Yes, some marks are not inherently registrable because the mark is clearly descriptive of the goods or services or because the mark is primarily merely a name or surname. However, such marks can sometimes be registered with evidence. For applicants without a foreign registration, the evidence must show that the applied-for mark had become distinctive of the applicant as of the filing date in Canada. This is generally accomplished with evidence of use and advertising of the mark in Canada. In difficult cases, applicants may also file additional evidence such as consumer surveys. Only evidence that:
- pre-dates the filing of the application; and
- concerns the Canadian marketplace is considered relevant.

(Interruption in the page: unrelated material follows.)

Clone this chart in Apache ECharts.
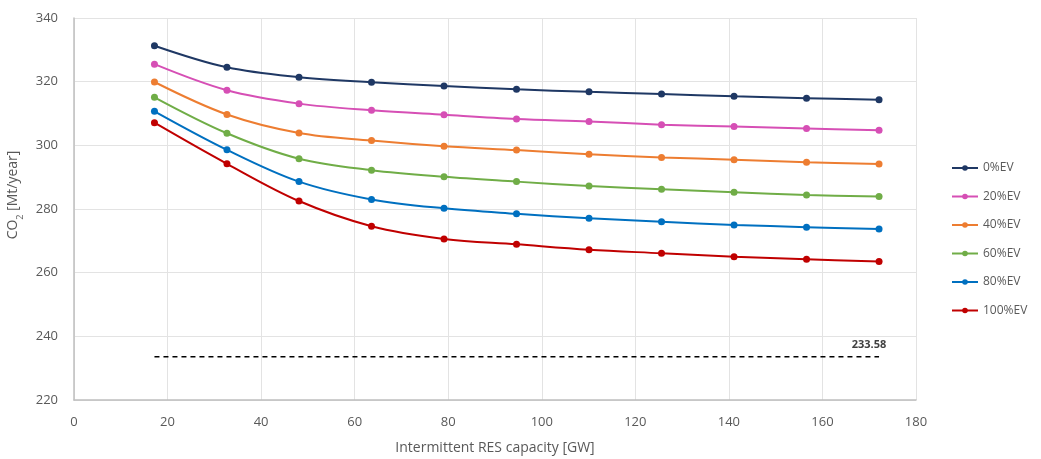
<!DOCTYPE html>
<html>
<head>
<meta charset="utf-8">
<script src="https://cdn.jsdelivr.net/npm/echarts@6/dist/echarts.min.js"></script>
<style>
  html, body { margin: 0; padding: 0; background: #fff; }
  #chart { width: 1041px; height: 459px; }
</style>
</head>
<body>
<div id="chart"></div>
<script>
// x positions of the points (GW)
const capacity = [17.2, 32.7, 48.1, 63.6, 79.1, 94.6, 110.1, 125.6, 141.1, 156.6, 172.1];

// CO2 emissions per EV share [Mt/year]
const ev0 = [331.3, 324.5, 321.4, 319.8, 318.6, 317.6, 316.8, 316.1, 315.4, 314.8, 314.3];
const ev20 = [325.5, 317.3, 313.1, 311.0, 309.6, 308.3, 307.5, 306.5, 305.9, 305.3, 304.7];
const ev40 = [319.9, 309.7, 303.9, 301.5, 299.7, 298.5, 297.2, 296.2, 295.5, 294.7, 294.1];
const ev60 = [315.1, 303.8, 295.8, 292.2, 290.1, 288.6, 287.2, 286.2, 285.3, 284.4, 283.9];
const ev80 = [310.7, 298.6, 288.6, 283.0, 280.2, 278.5, 277.1, 276.0, 275.0, 274.3, 273.7];
const ev100 = [307.1, 294.2, 282.5, 274.6, 270.6, 268.9, 267.2, 266.1, 265.0, 264.2, 263.5];

const seriesNames = ["0%EV", "20%EV", "40%EV", "60%EV", "80%EV", "100%EV"];
const seriesValues = [ev0, ev20, ev40, ev60, ev80, ev100];
const seriesColors = ["#1f3864", "#d64fb5", "#ed7d31", "#70ad47", "#0070c0", "#c00000"];

// reference level (dashed line)
const refValue = 233.58;
const refRange = [17.2, 172.1];

const xTicks = { min: 0, max: 180, interval: 20 };
const yTicks = { min: 220, max: 340, interval: 20 };

const textColor = "#595959";
const fontFamily = "'Open Sans', 'Liberation Sans', sans-serif";

const chart = echarts.init(document.getElementById("chart"));

const lineSeries = seriesNames.map((name, i) => ({
    name: name,
    type: "line",
    smooth: 0.35,
    symbol: "circle",
    symbolSize: 7,
    itemStyle: { color: seriesColors[i] },
    lineStyle: { width: 2, color: seriesColors[i] },
    data: capacity.map((x, j) => [x, seriesValues[i][j]]),
}));

// dashed reference line, label on its right end
const refSeries = {
    name: "ref",
    type: "line",
    symbol: "circle",
    symbolSize: 1,
    showSymbol: true,
    silent: true,
    itemStyle: { color: "rgba(0,0,0,0)" },
    lineStyle: { type: [5, 4], width: 1.5, color: "#000" },
    data: [
        [refRange[0], refValue],
        [refRange[1], refValue],
    ],
    label: {
        show: true,
        position: "top",
        offset: [-10, -1],
        fontFamily: fontFamily,
        fontSize: 11,
        fontWeight: "bold",
        color: "#404040",
        formatter: (p) => (p.dataIndex === 1 ? refValue.toFixed(2) : ""),
    },
};

const options = {
    animation: false,
    textStyle: { fontFamily: fontFamily },
    grid: {
        left: 74,
        right: 125,
        top: 18,
        bottom: 59,
        containLabel: false,
        outerBoundsMode: "none",
    },
    legend: {
        data: seriesNames,
        orient: "vertical",
        left: 946,
        top: 157,
        itemGap: 16.5,
        itemWidth: 26,
        itemHeight: 7,
        textStyle: { color: textColor, fontSize: 12, fontFamily: fontFamily },
    },
    xAxis: {
        type: "value",
        min: xTicks.min,
        max: xTicks.max,
        interval: xTicks.interval,
        name: "Intermittent RES capacity [GW]",
        nameLocation: "middle",
        nameGap: 41,
        nameTextStyle: { color: textColor, fontSize: 14 },
        axisLine: { show: true, lineStyle: { color: "#bfbfbf", width: 1.5 } },
        axisTick: { show: false },
        axisLabel: { color: textColor, fontSize: 13, margin: 16 },
        splitLine: { show: true, lineStyle: { color: "#e3e3e3" } },
    },
    yAxis: {
        type: "value",
        min: yTicks.min,
        max: yTicks.max,
        interval: yTicks.interval,
        name: "{a|CO}{b|2}{a| [Mt/year]}",
        nameLocation: "middle",
        nameGap: 35,
        nameTextStyle: {
            color: textColor,
            padding: [0, 0, 0, 28],
            rich: {
                a: { fontSize: 14, color: textColor, fontFamily: fontFamily, verticalAlign: "top", lineHeight: 16 },
                b: { fontSize: 9, color: textColor, fontFamily: fontFamily, verticalAlign: "bottom", lineHeight: 19 },
            },
        },
        axisLine: { show: true, lineStyle: { color: "#bfbfbf", width: 1.5 } },
        axisTick: { show: false },
        axisLabel: { color: textColor, fontSize: 13, margin: 16 },
        splitLine: { show: true, lineStyle: { color: "#e3e3e3" } },
    },
    series: lineSeries.concat([refSeries]),
};

chart.setOption(options);
</script>
</body>
</html>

Applicants with a foreign registration can currently benefit from a lighter evidentiary threshold; they need only show that the applied-for mark is not without distinctive character. In such cases, foreign evidence is considered relevant. However, this preferential treatment shown to marks registered abroad is being removed in amendments to the Trademarks Act.
On what grounds will a mark be refused registration (ie, absolute and relative grounds)?
A mark may be refused on absolute or relative grounds, either during examination by CIPO or at opposition.
Are collective and certification marks registrable? If so, under what conditions?
Yes, in Canada, certification marks must be registered to be protected; unregistered certification marks are not recognised at common law. There are currently three noteworthy requirements that set certification marks apart from other trademarks:
- the mark must have been used before filing (either in Canada or abroad, depending on the entitlement basis claimed) in association with the goods or services for which registration is sought;
- the applicant must provide the particulars of the defined standard that goods or services must meet in order to bear the certification mark (CIPO generally requires that sufficient detail be given to allow a member of the public to ascertain the precise nature of the defined standard that the use of the mark is intended to indicate); and
- the applicant must not be engaged in the manufacture, sale, leasing or hiring of goods or the performance of services such as those in association with which the certification mark is used.
However, once the amendments to the Trademarks Act come into effect, it will be possible to file applications for certification marks without first establishing use of the mark.